We have a structured program in place, including a centralized war room to drive a Companywide focus on free cash flow and release of working capital. Project asset optimization, strengthened contractual terms with customers and suppliers and reinforced controls across our supply chain and management of inventory. With the work we did in 2019, we were able to reduce inventories in the fourth quarter to the lowest level since the first quarter of 2018. Going forward, we have further increased the weight of cash targets in the incentives, not just for Nokia senior leaders, but for many on the front line with customers. We expect this change will ensure that we maintain our momentum in this critical area.

Kristian will also talk about how we will adjust our approach to earnings per share guidance, but now let me turn to the fourth quarter where we delivered strong results. While Nokia level constant currency net sales were down, we slightly increased operating margin compared to the same period last year, generated strong free cash flow, and increased our net cash balance to EUR1.73 billion, as I said. Despite the generally good performance in the quarter, our Networks’ gross margin is where we face challenges, coming in at 34.2% for Q4 2019 versus 36.3% in Q4 2018. On a full-year basis, Networks’ gross margin was 30.6% for 2019, compared to 34.7% in 2018.

On a full-year 2019 basis, Nokia level net sales were up 1% in constant currency globally, and 5% excluding China. And our non-IFRS operating margin was down about 1 percentage point versus 2018. We remain on track with cost reduction initiatives relative to our commitment to reduce 2020 cost by EUR500 million compared to 2018. In 2019, we achieved EUR200 million of recurring cost savings, as expected, even when you exclude the savings benefit from the release of employee incentives. We did this despite facing considerable currency exchange headwinds of EUR125 million.

Given that I’ve already addressed Mobile Access, let me talk briefly about the Q4 performance in our other business groups, starting with IP and Optical Networks or ION. Overall, our momentum in this business was very good. ION’s best quarter ever in terms of both absolute profits and profitability, and one of the best as far as sales go. Our FP4 product leadership in IP routing, combined with the power of the global Nokia sales channel helped deliver constant currency growth of 6% in the quarter and 12% for the full-year, excluding the video business that we’re exiting. At a time when the routing market is declining, we are clearly gaining share while also improving profitability. Optical Networks had a good year and fourth quarter. Constant currency Q4 sales rose 16% year-on-year, and profitability increased meaningfully for the full year.

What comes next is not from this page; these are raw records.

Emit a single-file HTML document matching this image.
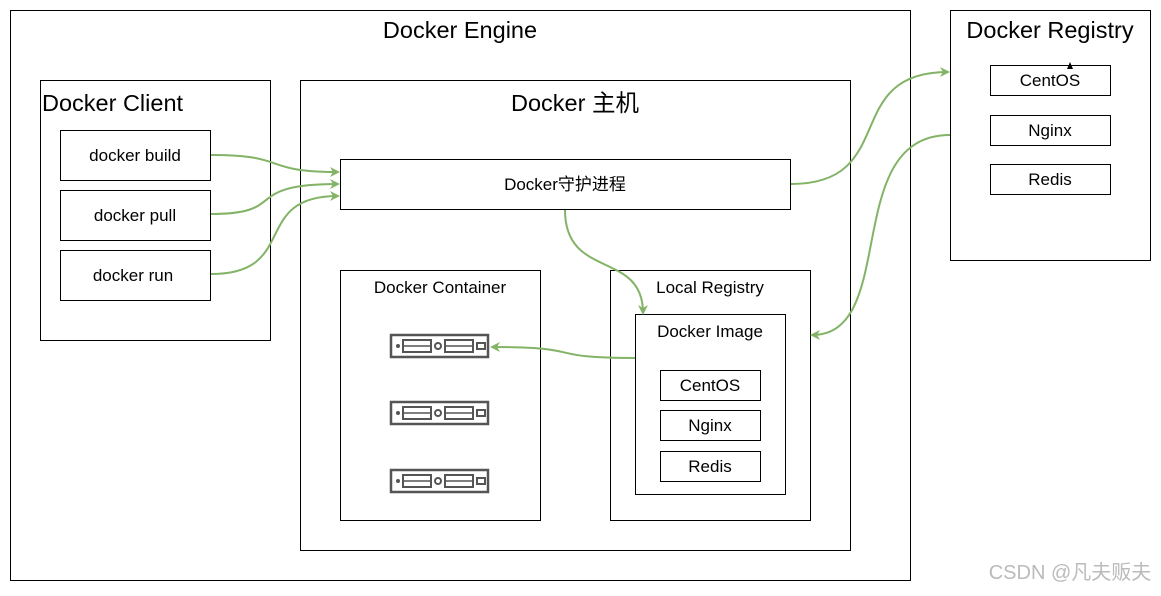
<!DOCTYPE html>
<html><head><meta charset="utf-8"><style>
body{margin:0;background:#fff}
svg text{font-family:"Liberation Sans","Noto Sans CJK SC",sans-serif;fill:#000}
</style></head><body>
<svg width="1161" height="591" viewBox="0 0 1161 591" xmlns="http://www.w3.org/2000/svg">
<defs>
<marker id="a" markerWidth="10" markerHeight="10" refX="8" refY="5" orient="auto" markerUnits="userSpaceOnUse"><path d="M0,0 L10,5 L0,10 L3,5 Z" fill="#82b366"/></marker>
<g id="srv">
<rect x="1" y="1" width="97" height="22" fill="#fff" stroke="#555" stroke-width="2.5"/>
<circle cx="8" cy="12" r="2" fill="#555"/>
<rect x="13" y="6" width="28" height="12" fill="none" stroke="#555" stroke-width="2"/>
<line x1="13" y1="12" x2="41" y2="12" stroke="#555" stroke-width="1.5"/>
<circle cx="48" cy="12" r="3" fill="none" stroke="#555" stroke-width="2"/>
<rect x="55" y="6" width="28" height="12" fill="none" stroke="#555" stroke-width="2"/>
<line x1="55" y1="12" x2="83" y2="12" stroke="#555" stroke-width="1.5"/>
<rect x="87" y="9" width="8" height="6" fill="none" stroke="#555" stroke-width="2"/>
</g>
</defs>
<g fill="#fff" stroke="#000" stroke-width="1">
<rect x="10.5" y="10.5" width="900" height="570"/>
<rect x="950.5" y="10.5" width="200" height="250"/>
<rect x="40.5" y="80.5" width="230" height="260"/>
<rect x="300.5" y="80.5" width="550" height="470"/>
<rect x="60.5" y="130.5" width="150" height="50"/>
<rect x="60.5" y="190.5" width="150" height="50"/>
<rect x="60.5" y="250.5" width="150" height="50"/>
<rect x="340.5" y="159.5" width="450" height="50"/>
<rect x="340.5" y="270.5" width="200" height="250"/>
<rect x="610.5" y="270.5" width="200" height="250"/>
<rect x="635.5" y="314.5" width="150" height="180"/>
<rect x="660.5" y="370.5" width="100" height="30"/>
<rect x="660.5" y="410.5" width="100" height="30"/>
<rect x="660.5" y="451.5" width="100" height="30"/>
<rect x="990.5" y="65.5" width="120" height="30"/>
<rect x="990.5" y="115.5" width="120" height="30"/>
<rect x="990.5" y="164.5" width="120" height="30"/>
</g>
<use href="#srv" x="390" y="334"/>
<use href="#srv" x="390" y="401"/>
<use href="#srv" x="390" y="469"/>
<g fill="none" stroke="#82b366" stroke-width="2" marker-end="url(#a)">
<path d="M211,155 C290,155 260,172 338,172"/>
<path d="M211,214 C290,214 240,184 338,184"/>
<path d="M211,274 C300,274 250,196 338,196"/>
<path d="M791,184 C900,184 840,72 948,72"/>
<path d="M950,135 C840,135 900,335 812,335"/>
<path d="M565,210 C565,280 643,250 643,313"/>
<path d="M635,358 C540,358 590,347 492,347"/>
</g>
<path d="M1067,69 L1070,62 L1073,69 Z" fill="#000"/>
<g font-size="23.5">
<text x="460" y="38" text-anchor="middle">Docker Engine</text>
<text x="1050" y="38" text-anchor="middle">Docker Registry</text>
<text x="42" y="111">Docker Client</text>
<text x="575" y="111" text-anchor="middle">Docker 主机</text>
</g>
<g font-size="17" text-anchor="middle">
<text x="135" y="161">docker build</text>
<text x="135" y="221">docker pull</text>
<text x="133" y="281">docker run</text>
<text x="565" y="190">Docker守护进程</text>
<text x="440" y="293">Docker Container</text>
<text x="710" y="293">Local Registry</text>
<text x="710" y="337">Docker Image</text>
<text x="710" y="391">CentOS</text>
<text x="710" y="431">Nginx</text>
<text x="710" y="472">Redis</text>
<text x="1050" y="86">CentOS</text>
<text x="1050" y="136">Nginx</text>
<text x="1050" y="185">Redis</text>
</g>
<text x="1070" y="579" font-size="20" text-anchor="middle" style="fill:#bbb">CSDN @凡夫贩夫</text>
</svg>
</body></html>
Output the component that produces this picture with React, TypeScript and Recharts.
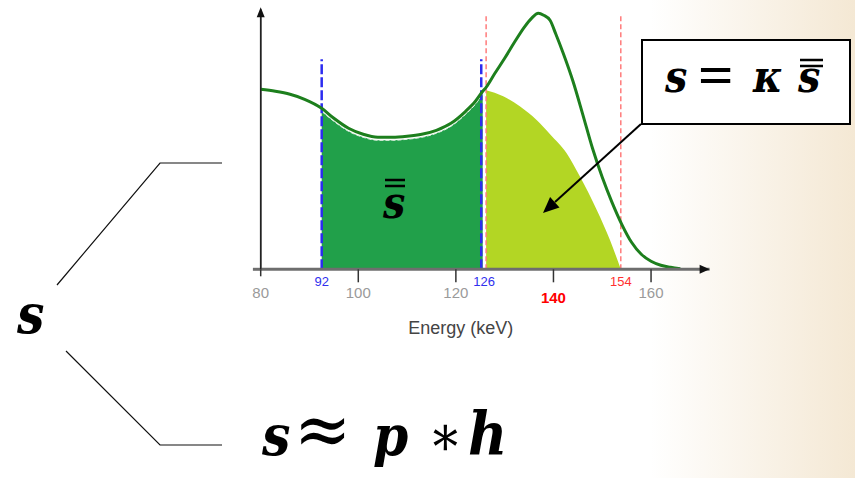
import { ComposedChart, Line, Area, XAxis, YAxis, ReferenceLine, ReferenceDot } from 'recharts'

// Spectrum (energy in keV, counts in arbitrary units)
const energy = [80, 83, 86, 89, 92.5, 95, 98, 101, 104, 107, 110, 113, 116, 119, 122, 124, 125.5, 126.2, 128, 130, 132, 134, 135.5, 136.9, 138, 139.3, 140.5, 142, 144, 146, 148, 150, 152, 154, 156, 158, 160, 162, 164, 166]
const counts = [180, 178, 175, 170, 161, 151, 141, 135, 132, 132, 133, 135, 139, 146, 158, 168, 178, 182, 196, 211, 227, 242, 251, 256, 254, 249, 235, 216, 188, 155, 121, 92, 67, 45, 27, 15, 8, 4, 2, 0.5]

// scatter window (dark green)
const windowEnergy = [92.5, 95, 98, 101, 104, 107, 110, 113, 116, 119, 122, 124, 125.5]
const windowCounts = [158, 148, 138, 132, 129, 129, 130, 132, 136, 143, 155, 165, 175]

// primary photons in photopeak window (light green)
const peakEnergy = [126.2, 129.7, 133.1, 136.6, 139.3, 142.7, 145.4, 148.9, 151.6, 153.8]
const peakCounts = [179, 173, 163, 149, 135, 116, 93, 59, 29, 0]

// window edges
const scatterEdges = [92.5, 125.2]
const peakEdges = [126.2, 153.8]

const tickValues = [80, 92.5, 100, 120, 125.8, 140, 153.8, 160]
const tickLabels = ['80', '92', '100', '120', '126', '140', '154', '160']

const toRows = (xs: number[], ys: number[]) => xs.map((e, i) => ({ e, v: ys[i] }))

const spectrum = toRows(energy, counts)
const scatterWin = toRows(windowEnergy, windowCounts)
const peakWin = toRows(peakEnergy, peakCounts)

const MATH = '"DejaVu Serif Condensed", "DejaVu Serif", serif'
const mathStyle = { fontStretch: 'condensed' as const }

function EnergyTick(props: any) {
  const { x, y, payload } = props
  const i = tickValues.indexOf(payload.value)
  const label = tickLabels[i]
  const isWin = label === '92' || label === '126' || label === '154'
  const color = label === '154' ? '#ff3030' : label === '140' ? '#ff0000' : isWin ? '#3030ee' : '#9a9a9a'
  return (
    <g>
      {label === '80' && <line x1={x} x2={x} y1={y} y2={y + 7} stroke="#333" strokeWidth={1.5} />}
      {!isWin && label !== '80' && <line x1={x} x2={x} y1={y} y2={y + 13} stroke="#333" strokeWidth={1.5} />}
      <text
        x={x}
        y={isWin ? y + 17 : label === '140' ? y + 34 : y + 29}
        textAnchor="middle"
        fill={color}
        fontSize={isWin ? 13 : 15}
        fontWeight={label === '140' ? 'bold' : 'normal'}
        fontFamily="Liberation Sans, Arial, sans-serif"
      >
        {label}
      </text>
    </g>
  )
}

function AxisTitle(props: any) {
  const vb = props.viewBox || { x: 260, y: 269 }
  return (
    <text x={vb.x + 200} y={vb.y + 65} textAnchor="middle" fill="#444" fontSize={18} fontFamily="Liberation Sans, Arial, sans-serif">
      Energy (keV)
    </text>
  )
}

const UpArrow = (p: any) => <polygon points={`${p.cx},${p.cy - 2} ${p.cx - 4},${p.cy + 8} ${p.cx + 4},${p.cy + 8}`} fill="#111" />
const RightArrow = (p: any) => <polygon points={`${p.cx},${p.cy} ${p.cx - 10},${p.cy - 4.5} ${p.cx - 10},${p.cy + 4.5}`} fill="#111" />

export default function App() {
  return (
    <div
      style={{
        position: 'absolute',
        left: 0,
        top: 0,
        width: 855,
        height: 478,
        background: 'linear-gradient(to right, #ffffff 0%, #ffffff 76%, #f4e8d4 100%)',
      }}
    >
      <ComposedChart width={855} height={478} margin={{ top: 9.3, right: 145.4, bottom: 0, left: 259.7 }}>
        <XAxis
          dataKey="e"
          type="number"
          domain={[80, 172]}
          ticks={tickValues}
          interval={0}
          height={208.7}
          tickSize={0}
          tickMargin={0}
          tickLine={false}
          tick={<EnergyTick />}
          axisLine={{ stroke: '#6e6e6e', strokeWidth: 3 }}
          allowDataOverflow
          label={<AxisTitle />}
        />
        <YAxis
          type="number"
          domain={[0, 260]}
          width={1}
          tick={false}
          tickLine={false}
          axisLine={{ stroke: '#222', strokeWidth: 1.5 }}
          allowDataOverflow
        />
        <Area data={scatterWin} dataKey="v" type="monotone" fill="#21a04a" fillOpacity={1} stroke="#e6f3e6" strokeWidth={1} strokeDasharray="4 2" isAnimationActive={false} />
        <Area data={peakWin} dataKey="v" type="monotone" fill="#b3d624" fillOpacity={1} stroke="none" isAnimationActive={false} />
        {scatterEdges.map((x, i) => (
          <ReferenceLine key={'b' + i} segment={[{ x, y: 0 }, { x, y: 210 }]} stroke="#2c2cf0" strokeWidth={2.5} strokeDasharray="10 3" />
        ))}
        {peakEdges.map((x, i) => (
          <ReferenceLine key={'r' + i} segment={[{ x, y: 0 }, { x, y: 254 }]} stroke="#ff7b7b" strokeWidth={1.5} strokeDasharray="5 3" />
        ))}
        <ReferenceLine segment={[{ x: 80, y: 0 }, { x: 80, y: 258 }]} stroke="#222" strokeWidth={1.5} />
        <ReferenceLine segment={[{ x: 78.4, y: 0 }, { x: 80, y: 0 }]} stroke="#6e6e6e" strokeWidth={3} ifOverflow="visible" />
        <Line data={spectrum} dataKey="v" type="monotone" stroke="#1d7f1d" strokeWidth={3} dot={false} isAnimationActive={false} />
        <ReferenceDot x={80} y={260} shape={UpArrow} />
        <ReferenceDot x={172} y={0} shape={RightArrow} />
      </ComposedChart>

      <svg width={855} height={478} style={{ position: 'absolute', left: 0, top: 0, pointerEvents: 'none' }}>
        {/* brace lines */}
        <polyline points="57,285 160,163 222,163" fill="none" stroke="#111" strokeWidth={1.2} />
        <polyline points="66,351 160,445 222,445" fill="none" stroke="#111" strokeWidth={1.2} />

        <text x={17} y={333} fontFamily={MATH} style={mathStyle} fontSize={54} fontWeight="bold" fontStyle="italic" fill="#000">s</text>

        <text y={455} fontFamily={MATH} style={mathStyle} fontSize={56} fontWeight="bold" fill="#000">
          <tspan x={262} fontStyle="italic">s</tspan>
          <tspan x={294} fontSize={76} fontWeight="normal">≈</tspan>
          <tspan x={373} fontStyle="italic">p</tspan>
          <tspan x={428} fontWeight="normal">∗</tspan>
          <tspan x={468} fontStyle="italic" fontSize={60}>h</tspan>
        </text>

        {/* s double-bar in scatter window */}
        <text x={383} y={218} fontFamily={MATH} style={mathStyle} fontSize={44} fontWeight="bold" fontStyle="italic" fill="#000">s</text>
        <line x1={385} x2={405} y1={180} y2={180} stroke="#000" strokeWidth={2.5} />
        <line x1={385} x2={405} y1={186} y2={186} stroke="#000" strokeWidth={2.5} />

        {/* callout */}
        <rect x={642} y={40} width={208} height={84} fill="#ffffff" stroke="#000" strokeWidth={2} />
        <text y={92} fontFamily={MATH} style={mathStyle} fontSize={44} fontWeight="bold" fill="#000">
          <tspan x={665} fontStyle="italic">s</tspan>
          <tspan x={696} fontSize={52} fontWeight="normal">=</tspan>
          <tspan x={753} fontStyle="italic">κ</tspan>
          <tspan x={798} fontStyle="italic">s</tspan>
        </text>
        <line x1={800} x2={823} y1={60} y2={60} stroke="#000" strokeWidth={2.5} />
        <line x1={800} x2={823} y1={66} y2={66} stroke="#000" strokeWidth={2.5} />
        <line x1={641} y1={124} x2={555} y2={202} stroke="#000" strokeWidth={2} />
        <polygon points="543,213 559.5,207.4 550.1,197" fill="#000" />
      </svg>
    </div>
  )
}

Even if there is plenty of work still to do, including continuously reducing product costs, we can now say with confidence that we are one of the scale players in Optical. Pleasingly, our leading PSE-3 chipset is shipping in volume and has already been deployed in the first direct optical connection between the USA and Africa with Angola Cables.

Next, Nokia Software, where our underlying performance has also been strong. Profitability, as I said, was very good with full-year operating profit, that was up sharply by 31% compared to 2018. Software sales were down in the fourth quarter and slightly for the full-year on a constant currency basis, but I want to make two points to put those results in context. First, we had a tough compare in the fourth quarter, given that the same period in 2018 was Nokia Software’s strongest top line quarter on record. Second, on a full-year basis, software grew in every region except China and India. As you know, we report India as part of the Asia-Pacific region. Overall, I remain confident that the trajectory is in the right direction for our Software business.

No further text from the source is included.